‘Bohemian Rhapsody’ pulled from GLAAD Awards contention over Bryan Singer sexual assault allegations
20th Century Fox(LOS ANGELES) — The backlash over sexual assault and misconduct allegations made against Bohemian Rhapsody director Bryan Singer in The Atlantic earlier this week continued on Thursday when the film was removed as a best original film nominee at this year’s GLAAD Media Awards.
“In light of the latest allegations against director Bryan Singer, GLAAD has made the difficult decision to remove Bohemian Rhapsody from contention for a GLAAD Media Award in the Outstanding Film — Wide Release category this year,” said GLAAD in a statement to Variety on Wednesday. “This week’s story in The Atlantic documenting unspeakable harms endured by young men and teenage boys brought to light a reality that cannot be ignored or even tacitly rewarded.”
While applauding the film’s depiction of gay icon Freddie Mercury’s sexuality and his battle with AIDS, GLAAD also stressed, “We must send a clear and unequivocal message to LGBTQ youth and all survivors of sexual assault that GLAAD and our community will stand with survivors and will not be silent when it comes to protecting them from those who would do them harm.”

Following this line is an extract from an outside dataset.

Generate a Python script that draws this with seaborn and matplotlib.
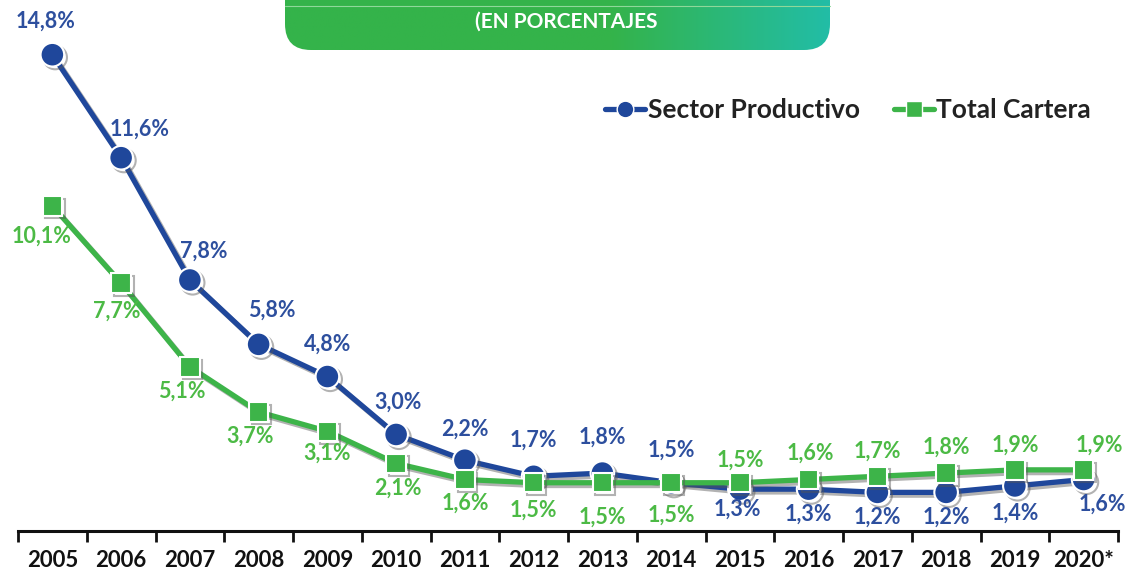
import numpy as np
import pandas as pd
import seaborn as sns
import matplotlib.pyplot as plt
from matplotlib.patches import FancyBboxPatch
from matplotlib.lines import Line2D
from matplotlib import patheffects as pe
from matplotlib.colors import LinearSegmentedColormap

# data
years = ["2005", "2006", "2007", "2008", "2009", "2010", "2011", "2012",
         "2013", "2014", "2015", "2016", "2017", "2018", "2019", "2020*"]
sector_productivo = [14.8, 11.6, 7.8, 5.8, 4.8, 3.0, 2.2, 1.7,
                     1.8, 1.5, 1.3, 1.3, 1.2, 1.2, 1.4, 1.6]
total_cartera = [10.1, 7.7, 5.1, 3.7, 3.1, 2.1, 1.6, 1.5,
                 1.5, 1.5, 1.5, 1.6, 1.7, 1.8, 1.9, 1.9]
series_names = ["Sector Productivo", "Total Cartera"]
titulo = "(EN PORCENTAJES"

# label offsets in pixels (dx, dy screen-down)
off_blue = [(-7, -34), (18, -28), (14, -29), (13, -34), (0, -32), (2, -32),
            (0, -31), (0, -36), (0, -36), (0, -33), (-3, 20), (0, 25),
            (0, 25), (0, 25), (0, 27), (19, 25)]
off_green = [(-11, 30), (-4, 28), (-8, 24), (-9, 24), (0, 22), (2, 25),
             (0, 24), (0, 27), (0, 34), (0, 32), (0, -23), (2, -26),
             (0, -25), (0, -26), (0, -25), (16, -25)]

BLUE = "#1f479b"
GREEN = "#3db449"
BLUE_TXT = "#2d4f9e"
GREEN_TXT = "#4cba45"

sns.set_style("white")
plt.rcParams['font.family'] = ['Lato', 'DejaVu Sans']

fig = plt.figure(figsize=(11.34, 5.71), dpi=100)
ax = fig.add_axes([18 / 1134, 40 / 571, 1100 / 1134, 531 / 571])

df = pd.DataFrame({"year": years * 2,
                   "valor": sector_productivo + total_cartera,
                   "serie": [series_names[0]] * len(years) + [series_names[1]] * len(years)})

shadow = [pe.SimpleLineShadow(offset=(2, -2), shadow_color="#555555", alpha=0.45), pe.Normal()]

sns.lineplot(data=df, x="year", y="valor", hue="serie", style="serie",
             palette=[BLUE, GREEN], markers=["o", "s"], dashes=False,
             sort=False, ax=ax, legend=False)
for line, ms in zip(ax.lines, [17, 14]):
    line.set_linewidth(3.8)
    line.set_markersize(ms)
    line.set_markeredgecolor("white")
    line.set_markeredgewidth(1.5)
    line.set_path_effects(shadow)

ax.lines[0].set_zorder(3)
ax.lines[1].set_zorder(4)

k = 72 / 100
for i, v in enumerate(sector_productivo):
    dx, dy = off_blue[i]
    ax.annotate(f"{v:.1f}%".replace(".", ","), (i, v), xytext=(dx * k, -dy * k),
                textcoords="offset points", ha="center", va="center",
                fontsize=15.5, fontweight="bold", color=BLUE_TXT, zorder=6)
for i, v in enumerate(total_cartera):
    dx, dy = off_green[i]
    ax.annotate(f"{v:.1f}%".replace(".", ","), (i, v), xytext=(dx * k, -dy * k),
                textcoords="offset points", ha="center", va="center",
                fontsize=15.5, fontweight="bold", color=GREEN_TXT, zorder=6)

ax.set_xlim(-0.5, len(years) - 0.5)
ax.set_ylim(0, 16.5)
ax.set_yticks([])
ax.set_xlabel("")
ax.set_ylabel("")
for s in ["top", "right", "left"]:
    ax.spines[s].set_visible(False)
ax.spines["bottom"].set_linewidth(2.2)
ax.spines["bottom"].set_color("#111111")
ax.set_xticks(range(len(years)))
ax.set_xticklabels(years, fontsize=16, fontweight="bold", color="#111111")
ax.set_xticks(np.arange(-0.5, len(years), 1.0), minor=True)
ax.tick_params(axis="x", which="major", bottom=True, length=0, pad=14)
ax.tick_params(axis="x", which="minor", bottom=True, length=8, width=2,
               color="#111111", direction="out")

# legend
handles = [Line2D([], [], color=BLUE, lw=3.8, marker="o", ms=12, markeredgecolor="white"),
           Line2D([], [], color=GREEN, lw=3.8, marker="s", ms=11, markeredgecolor="white")]
leg = fig.legend(handles, series_names, loc="center right", bbox_to_anchor=(0.983, 0.807),
                 ncol=2, frameon=False, handlelength=1.5, handletextpad=0.1,
                 columnspacing=1.3, prop={"weight": "bold", "size": 19})
for t in leg.get_texts():
    t.set_color("#222222")

# banner
bax = fig.add_axes([0, 0, 1, 1], zorder=10)
bax.axis("off")
bax.patch.set_alpha(0)
patch = FancyBboxPatch((285, -40), 545, 90, boxstyle="round,pad=0,rounding_size=26",
                       facecolor="none", edgecolor="none")
bax.add_patch(patch)
cmap = LinearSegmentedColormap.from_list("ban", [(0, "#34b34a"), (0.6, "#34b34a"), (1, "#22bda6")])
grad = np.linspace(0, 1, 256).reshape(1, -1)
im = bax.imshow(grad, cmap=cmap, extent=(285, 830, 50, -40), aspect="auto")
im.set_clip_path(patch)
bax.plot([285, 830], [6, 6], color="#8fd89a", lw=0.8)
bax.text(566, 22, titulo, ha="center", va="center", color="white",
         fontsize=15, fontweight="bold")
bax.set_xlim(0, 1134)
bax.set_ylim(571, 0)

fig.savefig("out.png", dpi=100)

The Atlantic piece cited multiple men who claimed to have had sexual contact with the X-Men director when they were under than the age of consent.
Singer has denied the claims, calling the article a “homophobic smear piece” that was “conveniently timed” to take advantage of the success of Bohemian Rhapsody.
“It’s sad that The Atlantic would stoop to this low standard of journalistic integrity,” added Singer. “Again, I am forced to reiterate that this story rehashes claims from bogus lawsuits filed by a disreputable cast of individuals willing to lie for money or attention.”
GLAAD is also urging other films in which Singer is involved in, now and in the future, to “take note of the backlash to The Atlantic story and other previous allegations,” adding, “The industry cannot let those who perpetuate harms against anyone — especially vulnerable young people — go unnoticed or unchecked any longer.”